Rodado nie obawia się większych problemów
Wisła Kraków w środę pokonała Chrobrego Głogów i przedłużyła do trzech serię kolejnych ligowych zwycięstw. Ekipa Mariusza Jopa wreszcie ustabilizowała wyniki i jest na dobrej drodze, aby zapewnić sobie udział w barażach o awans do Ekstraklasy. Kluczową rolę w ostatnim meczu odegrał Angel Rodado, który błyskawicznie wrócił do gry po urazie barku. Na murawie zameldował się w drugiej połowie, by raptem kilka minut później zdobyć gola na wagę trzech punktów.

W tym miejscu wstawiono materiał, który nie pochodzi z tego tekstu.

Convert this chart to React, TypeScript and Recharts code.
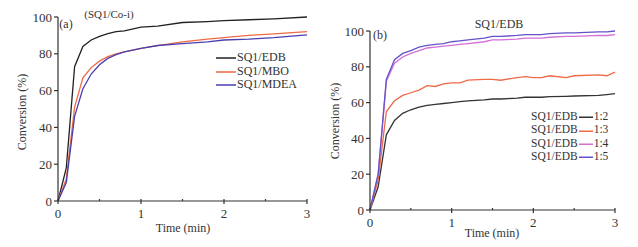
import { LineChart, Line, XAxis, YAxis } from 'recharts';

const FONT = '"Liberation Serif", "Times New Roman", serif';

// (a) SQ1/Co-i
const timesA = [0, 0.1, 0.2, 0.3, 0.4, 0.5, 0.6, 0.7, 0.8, 1.0, 1.2, 1.5, 1.8, 2.0, 2.3, 2.6, 3.0];
const edb = [0, 18, 73, 84, 87.5, 89.5, 91, 92, 92.5, 94.5, 95, 97, 97.5, 98, 98.5, 99, 100];
const mbo = [0, 12, 51, 67, 72.5, 76, 78.5, 80, 81, 83, 84.5, 86.5, 88, 88.8, 90, 90.8, 92];
const mdea = [0, 10, 46, 61, 69, 74, 77.5, 79.5, 81, 83, 84.5, 85.5, 86.5, 87.5, 88, 88.8, 90.3];

// (b) SQ1/EDB ratios
const timesB = [0, 0.1, 0.2, 0.3, 0.4, 0.5, 0.6, 0.7, 0.8, 0.9, 1.0, 1.1, 1.2, 1.4, 1.5, 1.6, 1.8, 1.9, 2.0, 2.1, 2.2, 2.4, 2.5, 2.8, 2.9, 3.0];
const r12 = [0, 13, 42, 50, 54, 56, 57.5, 58.5, 59, 59.5, 60, 60.5, 61, 61.5, 62, 62, 62.5, 63, 63, 63, 63.3, 63.5, 63.7, 64, 64.5, 65];
const r13 = [0, 17, 55, 61, 64, 65.5, 67, 69.5, 69, 70.5, 71, 71, 72.5, 73, 73, 72.5, 74, 74.5, 74, 74, 75, 74, 75, 75.5, 75, 77];
const r14 = [0, 20, 72, 82, 85.5, 87.5, 89, 90.5, 91, 91.5, 92, 92.5, 93, 94, 95, 95, 95.5, 96, 96, 96, 96.5, 97, 97, 97.5, 97.5, 98];
const r15 = [0, 20, 73, 84, 87.5, 89, 91, 92, 92.5, 93, 94, 94.5, 95, 96, 97, 97, 97.5, 98, 98, 98, 98.5, 99, 99, 99.5, 99.5, 100];

const xTicks = [0, 0.5, 1, 1.5, 2, 2.5, 3];
const yTicks = [0, 10, 20, 30, 40, 50, 60, 70, 80, 90, 100];

const dataA = timesA.map((t, i) => ({ t, edb: edb[i], mbo: mbo[i], mdea: mdea[i] }));
const dataB = timesB.map((t, i) => ({ t, r12: r12[i], r13: r13[i], r14: r14[i], r15: r15[i] }));

const seriesA = [
  { key: 'edb', name: 'SQ1/EDB', color: '#222222' },
  { key: 'mbo', name: 'SQ1/MBO', color: '#ee6a45' },
  { key: 'mdea', name: 'SQ1/MDEA', color: '#4a3fb0' },
];
const seriesB = [
  { key: 'r12', name: '1:2', color: '#333333' },
  { key: 'r13', name: '1:3', color: '#ee6a45' },
  { key: 'r14', name: '1:4', color: '#d46fd6' },
  { key: 'r15', name: '1:5', color: '#6552c8' },
];

const AXIS = '#333';

const XTick = (props: any) => {
  const { x, y, payload } = props;
  const major = Number.isInteger(payload.value);
  return (
    <g>
      <line x1={x} x2={x} y1={y - 2} y2={y + (major ? 3 : 0)} stroke={AXIS} strokeWidth={1.2} />
      {major && (
        <text x={x} y={y + 17} textAnchor="middle" fontSize={13} fontFamily={FONT} fill="#333">
          {payload.value}
        </text>
      )}
    </g>
  );
};

const YTick = (props: any) => {
  const { x, y, payload } = props;
  const major = payload.value % 20 === 0;
  return (
    <g>
      <line x1={x} x2={x - (major ? 4 : 2)} y1={y} y2={y} stroke={AXIS} strokeWidth={1.2} />
      {major && (
        <text x={x - 6} y={y + 4.5} textAnchor="end" fontSize={13} fontFamily={FONT} fill="#333">
          {payload.value}
        </text>
      )}
    </g>
  );
};

const Label = ({ x, y, children, rotate, size = 12 }: any) => (
  <div
    style={{
      position: 'absolute',
      left: x,
      top: y,
      transform: `translate(-50%, -50%)${rotate ? ' rotate(-90deg)' : ''}`,
      fontFamily: FONT,
      fontSize: size,
      color: '#333',
      whiteSpace: 'nowrap',
      lineHeight: 1,
    }}
  >
    {children}
  </div>
);

const Seg = ({ color, w }: { color: string; w: number }) => (
  <svg width={w} height={6} style={{ verticalAlign: 'middle', margin: '0 1px' }}>
    <line x1={0} x2={w} y1={3} y2={3} stroke={color} strokeWidth={1.5} />
  </svg>
);

export default function App() {
  return (
    <div style={{ position: 'absolute', left: 0, top: 0, width: 638, height: 247, background: '#fff', overflow: 'hidden' }}>
      <div style={{ position: 'absolute', left: 0, top: 0 }}>
        <LineChart width={320} height={247} data={dataA} margin={{ top: 17, right: 13, left: 0, bottom: 0 }}>
          <XAxis
            dataKey="t"
            type="number"
            domain={[0, 3]}
            ticks={xTicks}
            height={46}
            tickSize={0}
            tickMargin={0}
            tickLine={false}
            tick={<XTick />}
            stroke={AXIS}
            strokeWidth={1.2}
          />
          <YAxis
            type="number"
            domain={[0, 100]}
            ticks={yTicks}
            width={58}
            tickSize={0}
            tickMargin={0}
            tickLine={false}
            tick={<YTick />}
            stroke={AXIS}
            strokeWidth={1.2}
          />
          {seriesA.map((s) => (
            <Line key={s.key} type="linear" dataKey={s.key} name={s.name} stroke={s.color} strokeWidth={1.3} dot={false} isAnimationActive={false} />
          ))}
        </LineChart>
      </div>
      <div style={{ position: 'absolute', left: 318, top: 0 }}>
        <LineChart width={320} height={247} data={dataB} margin={{ top: 31, right: 23, left: 0, bottom: 0 }}>
          <XAxis
            dataKey="t"
            type="number"
            domain={[0, 3]}
            ticks={xTicks}
            height={37}
            tickSize={0}
            tickMargin={0}
            tickLine={false}
            tick={<XTick />}
            stroke={AXIS}
            strokeWidth={1.2}
          />
          <YAxis
            type="number"
            domain={[0, 100]}
            ticks={yTicks}
            width={52}
            tickSize={0}
            tickMargin={0}
            tickLine={false}
            tick={<YTick />}
            stroke={AXIS}
            strokeWidth={1.2}
          />
          {seriesB.map((s) => (
            <Line key={s.key} type="linear" dataKey={s.key} name={s.name} stroke={s.color} strokeWidth={1.3} dot={false} isAnimationActive={false} />
          ))}
        </LineChart>
      </div>

      <Label x={22} y={112} rotate>Conversion (%)</Label>
      <Label x={183} y={228}>Time (min)</Label>
      <Label x={109} y={14} size={11}>(SQ1/Co-i)</Label>
      <Label x={66} y={24}>(a)</Label>

      <Label x={335} y={121} rotate>Conversion (%)</Label>
      <Label x={492} y={233}>Time (min)</Label>
      <Label x={499} y={24}>SQ1/EDB</Label>
      <Label x={380} y={35}>(b)</Label>

      {seriesA.map((s, i) => (
        <div
          key={s.key}
          style={{ position: 'absolute', left: 215, top: 57 + i * 13.5, transform: 'translateY(-50%)', fontFamily: FONT, fontSize: 12, color: '#333', lineHeight: 1, whiteSpace: 'nowrap' }}
        >
          <Seg color={s.color} w={20} />
          {s.name}
        </div>
      ))}

      {seriesB.map((s, i) => (
        <div
          key={s.key}
          style={{ position: 'absolute', left: 531, top: 117 + i * 13.3, transform: 'translateY(-50%)', fontFamily: FONT, fontSize: 11.5, color: '#333', lineHeight: 1, whiteSpace: 'nowrap' }}
        >
          SQ1/EDB
          <Seg color={s.color} w={14} />
          {s.name}
        </div>
      ))}
    </div>
  );
}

Hiszpan w starciu z Kotwicą Kołobrzeg nabawił się kontuzji, która mogła wyeliminować go na zdecydowanie dłużej. Wspólnie ze sztabem medycznym podjął jednak decyzję, że poczeka z operacją do końca sezonu, a teraz pomoże Wiśle w walce o awans.

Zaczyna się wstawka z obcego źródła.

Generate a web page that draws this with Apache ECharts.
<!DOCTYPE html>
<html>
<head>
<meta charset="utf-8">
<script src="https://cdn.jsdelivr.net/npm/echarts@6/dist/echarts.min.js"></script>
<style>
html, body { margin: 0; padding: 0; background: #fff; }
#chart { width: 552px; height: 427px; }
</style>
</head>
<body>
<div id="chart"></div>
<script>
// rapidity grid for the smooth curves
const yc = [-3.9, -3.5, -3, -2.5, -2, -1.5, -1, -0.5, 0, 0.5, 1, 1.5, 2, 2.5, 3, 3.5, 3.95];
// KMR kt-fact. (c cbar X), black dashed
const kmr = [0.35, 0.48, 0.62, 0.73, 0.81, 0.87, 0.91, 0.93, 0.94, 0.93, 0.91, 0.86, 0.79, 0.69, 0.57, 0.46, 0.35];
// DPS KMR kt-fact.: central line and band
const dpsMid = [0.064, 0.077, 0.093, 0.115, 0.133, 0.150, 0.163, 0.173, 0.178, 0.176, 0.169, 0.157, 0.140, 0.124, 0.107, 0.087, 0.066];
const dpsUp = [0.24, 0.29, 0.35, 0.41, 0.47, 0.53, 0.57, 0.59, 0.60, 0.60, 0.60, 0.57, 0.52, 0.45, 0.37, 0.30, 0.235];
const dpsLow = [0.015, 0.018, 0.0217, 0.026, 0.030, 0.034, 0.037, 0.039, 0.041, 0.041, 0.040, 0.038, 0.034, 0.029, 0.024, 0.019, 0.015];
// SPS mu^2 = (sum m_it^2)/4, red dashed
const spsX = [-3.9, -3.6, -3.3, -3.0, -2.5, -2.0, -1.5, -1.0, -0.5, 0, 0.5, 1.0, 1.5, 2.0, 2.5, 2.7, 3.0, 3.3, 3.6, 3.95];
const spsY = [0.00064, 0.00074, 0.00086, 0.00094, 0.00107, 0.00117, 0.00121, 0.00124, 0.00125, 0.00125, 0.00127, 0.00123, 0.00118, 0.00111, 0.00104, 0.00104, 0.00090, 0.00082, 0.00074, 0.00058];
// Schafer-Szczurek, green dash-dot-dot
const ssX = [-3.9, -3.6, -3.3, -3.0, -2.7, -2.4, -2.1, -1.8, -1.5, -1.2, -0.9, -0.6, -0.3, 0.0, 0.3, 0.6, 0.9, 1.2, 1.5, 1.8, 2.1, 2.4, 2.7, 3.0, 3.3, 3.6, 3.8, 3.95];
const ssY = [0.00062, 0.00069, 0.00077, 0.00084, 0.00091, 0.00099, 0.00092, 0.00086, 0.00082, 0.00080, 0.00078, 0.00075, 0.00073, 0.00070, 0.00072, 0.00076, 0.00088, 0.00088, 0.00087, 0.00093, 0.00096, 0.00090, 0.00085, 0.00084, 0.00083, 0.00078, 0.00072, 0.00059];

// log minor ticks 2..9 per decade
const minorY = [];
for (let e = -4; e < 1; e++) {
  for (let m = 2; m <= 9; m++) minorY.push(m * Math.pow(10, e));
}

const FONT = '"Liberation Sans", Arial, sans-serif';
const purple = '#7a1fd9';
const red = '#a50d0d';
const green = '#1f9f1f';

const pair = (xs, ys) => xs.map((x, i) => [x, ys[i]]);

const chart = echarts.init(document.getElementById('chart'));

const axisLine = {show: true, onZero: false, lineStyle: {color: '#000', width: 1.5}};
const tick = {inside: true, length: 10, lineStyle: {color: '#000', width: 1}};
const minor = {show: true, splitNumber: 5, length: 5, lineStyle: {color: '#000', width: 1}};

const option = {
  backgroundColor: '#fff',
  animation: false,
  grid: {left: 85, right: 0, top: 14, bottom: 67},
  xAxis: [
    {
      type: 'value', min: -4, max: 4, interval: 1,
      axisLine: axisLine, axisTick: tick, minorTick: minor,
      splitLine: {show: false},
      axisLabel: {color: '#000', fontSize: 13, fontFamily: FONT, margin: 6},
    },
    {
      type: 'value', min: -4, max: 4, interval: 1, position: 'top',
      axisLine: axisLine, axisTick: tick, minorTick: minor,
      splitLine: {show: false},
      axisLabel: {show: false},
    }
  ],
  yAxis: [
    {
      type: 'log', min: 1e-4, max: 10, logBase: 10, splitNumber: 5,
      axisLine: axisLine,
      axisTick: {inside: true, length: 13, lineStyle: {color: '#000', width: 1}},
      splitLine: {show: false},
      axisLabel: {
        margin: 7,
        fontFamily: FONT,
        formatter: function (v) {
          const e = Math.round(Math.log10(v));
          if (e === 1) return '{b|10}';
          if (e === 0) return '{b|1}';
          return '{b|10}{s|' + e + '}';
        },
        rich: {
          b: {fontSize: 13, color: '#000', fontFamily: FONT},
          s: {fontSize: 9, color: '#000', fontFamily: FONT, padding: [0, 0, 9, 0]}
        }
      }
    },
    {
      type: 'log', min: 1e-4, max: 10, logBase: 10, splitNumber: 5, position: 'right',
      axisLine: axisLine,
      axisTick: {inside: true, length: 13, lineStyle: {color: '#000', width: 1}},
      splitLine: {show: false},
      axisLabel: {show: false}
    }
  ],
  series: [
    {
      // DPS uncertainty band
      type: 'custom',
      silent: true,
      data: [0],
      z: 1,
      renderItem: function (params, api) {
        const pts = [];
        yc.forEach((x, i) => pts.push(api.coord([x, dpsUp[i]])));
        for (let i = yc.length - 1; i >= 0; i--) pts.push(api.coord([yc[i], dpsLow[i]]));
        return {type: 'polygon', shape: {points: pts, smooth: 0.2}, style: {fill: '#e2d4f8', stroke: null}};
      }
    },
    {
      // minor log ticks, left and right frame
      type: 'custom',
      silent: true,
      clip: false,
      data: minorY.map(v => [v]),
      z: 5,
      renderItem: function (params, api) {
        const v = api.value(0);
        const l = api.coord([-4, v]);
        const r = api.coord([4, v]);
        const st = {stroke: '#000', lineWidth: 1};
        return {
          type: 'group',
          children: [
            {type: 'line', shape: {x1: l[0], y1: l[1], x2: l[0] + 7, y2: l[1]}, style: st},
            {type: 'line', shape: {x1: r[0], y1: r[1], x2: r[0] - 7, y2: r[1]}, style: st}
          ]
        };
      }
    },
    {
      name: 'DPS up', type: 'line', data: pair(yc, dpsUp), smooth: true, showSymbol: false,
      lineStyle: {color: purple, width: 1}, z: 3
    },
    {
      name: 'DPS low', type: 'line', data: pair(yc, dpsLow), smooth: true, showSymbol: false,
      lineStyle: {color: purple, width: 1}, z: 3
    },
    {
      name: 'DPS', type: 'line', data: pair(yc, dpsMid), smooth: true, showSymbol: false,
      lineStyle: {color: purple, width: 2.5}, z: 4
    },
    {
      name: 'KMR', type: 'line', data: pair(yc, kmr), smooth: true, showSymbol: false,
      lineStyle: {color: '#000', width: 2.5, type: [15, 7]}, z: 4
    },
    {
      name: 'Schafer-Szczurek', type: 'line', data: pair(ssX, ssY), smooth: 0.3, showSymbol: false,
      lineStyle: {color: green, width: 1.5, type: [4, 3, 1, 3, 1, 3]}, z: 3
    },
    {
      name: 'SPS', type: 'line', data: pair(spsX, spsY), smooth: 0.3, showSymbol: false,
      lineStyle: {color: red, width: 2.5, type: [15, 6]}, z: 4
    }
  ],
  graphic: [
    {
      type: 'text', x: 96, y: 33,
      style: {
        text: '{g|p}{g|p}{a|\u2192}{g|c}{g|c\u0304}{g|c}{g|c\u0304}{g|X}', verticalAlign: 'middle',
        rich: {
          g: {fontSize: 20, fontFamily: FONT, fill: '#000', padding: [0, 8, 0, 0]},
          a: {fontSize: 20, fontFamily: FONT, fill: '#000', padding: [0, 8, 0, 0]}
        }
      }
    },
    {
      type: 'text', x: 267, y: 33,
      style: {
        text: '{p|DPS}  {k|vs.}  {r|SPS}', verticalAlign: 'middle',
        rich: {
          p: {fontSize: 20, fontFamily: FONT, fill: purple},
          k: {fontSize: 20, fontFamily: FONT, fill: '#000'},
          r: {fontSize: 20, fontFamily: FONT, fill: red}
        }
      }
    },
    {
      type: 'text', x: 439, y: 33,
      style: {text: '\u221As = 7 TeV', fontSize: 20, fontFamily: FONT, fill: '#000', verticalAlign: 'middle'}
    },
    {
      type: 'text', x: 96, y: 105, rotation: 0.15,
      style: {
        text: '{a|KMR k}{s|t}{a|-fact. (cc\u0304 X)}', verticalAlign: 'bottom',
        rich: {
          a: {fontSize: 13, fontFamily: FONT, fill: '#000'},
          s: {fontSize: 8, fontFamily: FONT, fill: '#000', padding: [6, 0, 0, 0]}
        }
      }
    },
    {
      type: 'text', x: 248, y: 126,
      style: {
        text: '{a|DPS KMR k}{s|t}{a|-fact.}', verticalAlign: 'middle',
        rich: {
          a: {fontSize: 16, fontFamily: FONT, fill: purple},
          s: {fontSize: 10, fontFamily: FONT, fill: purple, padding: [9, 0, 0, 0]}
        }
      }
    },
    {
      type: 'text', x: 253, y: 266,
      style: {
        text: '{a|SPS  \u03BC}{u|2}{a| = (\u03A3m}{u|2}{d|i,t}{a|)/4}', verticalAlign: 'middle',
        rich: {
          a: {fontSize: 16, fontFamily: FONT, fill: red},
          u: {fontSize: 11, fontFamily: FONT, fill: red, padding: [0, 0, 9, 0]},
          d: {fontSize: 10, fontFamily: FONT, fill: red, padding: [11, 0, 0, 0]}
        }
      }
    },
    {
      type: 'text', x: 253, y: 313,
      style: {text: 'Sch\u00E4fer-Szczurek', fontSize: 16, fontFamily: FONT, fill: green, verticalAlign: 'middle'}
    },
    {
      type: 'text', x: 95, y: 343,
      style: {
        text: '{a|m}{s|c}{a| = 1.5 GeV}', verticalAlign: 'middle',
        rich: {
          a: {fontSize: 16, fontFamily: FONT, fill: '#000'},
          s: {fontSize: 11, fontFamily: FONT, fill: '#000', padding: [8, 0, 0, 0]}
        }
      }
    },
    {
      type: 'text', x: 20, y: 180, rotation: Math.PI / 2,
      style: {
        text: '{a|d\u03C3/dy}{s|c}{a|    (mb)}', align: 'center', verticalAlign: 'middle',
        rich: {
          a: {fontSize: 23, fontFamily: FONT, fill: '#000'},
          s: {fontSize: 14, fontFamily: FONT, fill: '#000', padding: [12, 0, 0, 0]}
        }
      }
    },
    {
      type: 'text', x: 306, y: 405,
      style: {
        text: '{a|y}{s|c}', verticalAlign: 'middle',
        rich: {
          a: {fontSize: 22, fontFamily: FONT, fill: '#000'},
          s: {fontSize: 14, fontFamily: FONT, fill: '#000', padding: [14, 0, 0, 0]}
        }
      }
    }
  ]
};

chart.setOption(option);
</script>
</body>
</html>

Oglądaj skróty meczów Betclic 1. Ligi
Jak wygląda jego sytuacja zdrowotna? Rodado zapewnia, że nie obawia się pogłębienia urazu, a na murawie nie ma praktycznie żadnych ograniczeń.

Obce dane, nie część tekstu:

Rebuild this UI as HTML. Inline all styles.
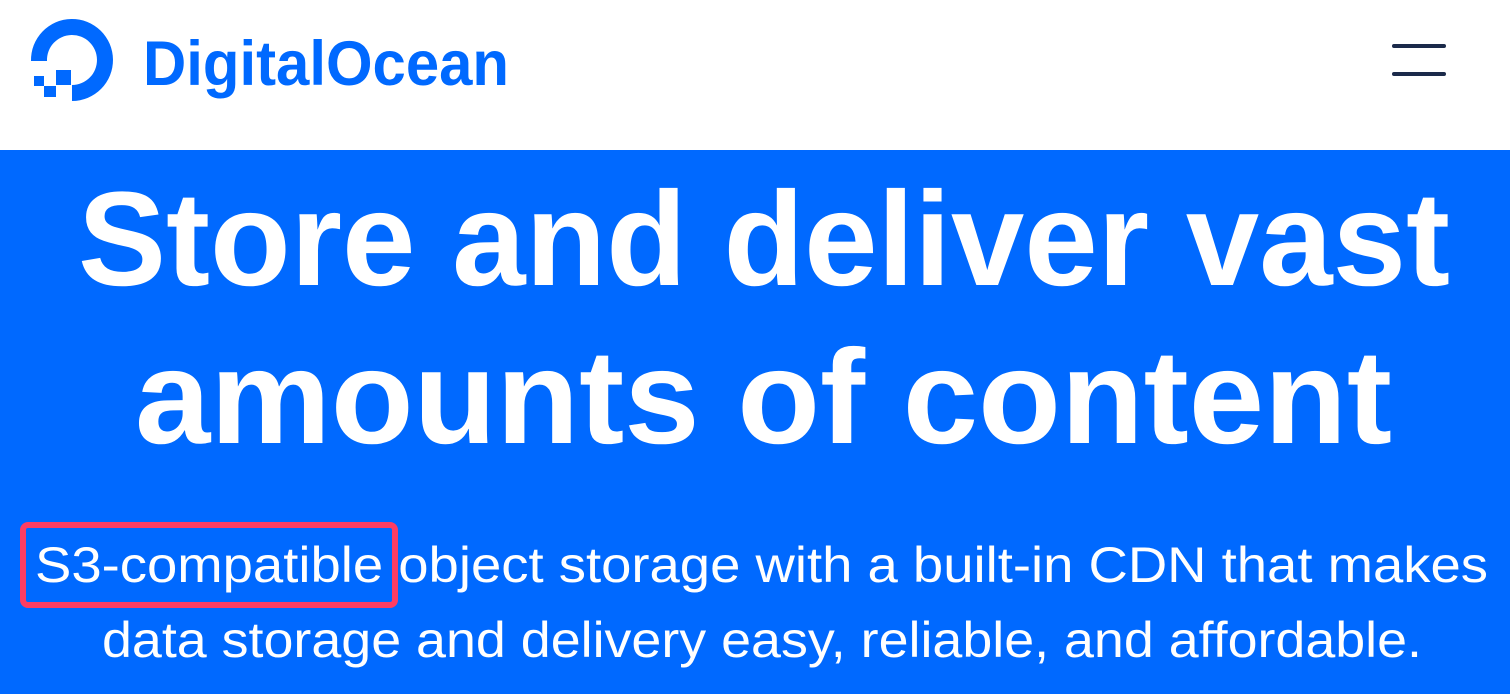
<!DOCTYPE html>
<html><head><meta charset="utf-8"><style>
html,body{margin:0;padding:0;width:1510px;height:694px;overflow:hidden;background:#fff}
svg{display:block}
</style></head><body>
<svg width="1510" height="694" viewBox="0 0 1510 694" xmlns="http://www.w3.org/2000/svg">
<rect x="0" y="0" width="1510" height="150" fill="#fff"/>
<rect x="0" y="150" width="1510" height="544" fill="#0069ff"/>
<!-- logo -->
<path d="M31 61 A41 41 0 1 1 72 101 L72 85 A25 25 0 1 0 47 61 Z" fill="#0069ff"/>
<rect x="56" y="70" width="15" height="15" fill="#0069ff"/>
<rect x="34" y="76" width="10" height="10" fill="#0069ff"/>
<rect x="44" y="86" width="12" height="11" fill="#0069ff"/>
<text x="143" y="85" font-family="Liberation Sans, sans-serif" font-weight="bold" font-size="63" fill="#0069ff" textLength="366" lengthAdjust="spacingAndGlyphs">DigitalOcean</text>
<!-- hamburger -->
<rect x="1392" y="44" width="54" height="4" rx="2" fill="#1b2a4a"/>
<rect x="1392" y="72" width="54" height="4" rx="2" fill="#1b2a4a"/>
<!-- headline -->
<g font-family="Liberation Sans, sans-serif" font-weight="bold" fill="#fff">
<text x="78" y="285" font-size="134" textLength="1372" lengthAdjust="spacingAndGlyphs">Store and deliver vast</text>
<text x="135" y="443" font-size="134" textLength="1257" lengthAdjust="spacingAndGlyphs">amounts of content</text>
</g>
<g font-family="Liberation Sans, sans-serif" fill="#fff" font-size="50">
<text x="35" y="582" textLength="1453" lengthAdjust="spacingAndGlyphs">S3-compatible object storage with a built-in CDN that makes</text>
<text x="102" y="657" textLength="1320" lengthAdjust="spacingAndGlyphs">data storage and delivery easy, reliable, and affordable.</text>
</g>
<rect x="23" y="525" width="372" height="80" rx="5" fill="none" stroke="#ff3d63" stroke-width="6"/>
</svg>
</body></html>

– Postaram się unikać kontuzji. Mam nadzieję, że wszystko będzie dobrze. Zobaczymy, jak potoczy się reszta sezonu. Po kilku dniach czułem się naprawdę dobrze, lepiej niż się spodziewałem. Pracowałem z fizjoterapeutami, z lekarzami. Mamy świetny sztab i musze im podziękować, bo bardzo mi pomogli. Także trenerowi przygotowania fizycznego i całemu zespołowi. Jestem szczęśliwy i mam nadzieję, że do końca sezonu będzie dobrze. Nie mogę robić wszystkiego, ale większość rzeczy kontroluję. Gram z dobrą ochroną, więc się nie boję – przekonuje hiszpański snajper w rozmowie z portal lovekrakow.pl.
28-letni napastnik dołożył w środę swojego 26 gola w tym sezonie. Ma na koncie również 10 asyst.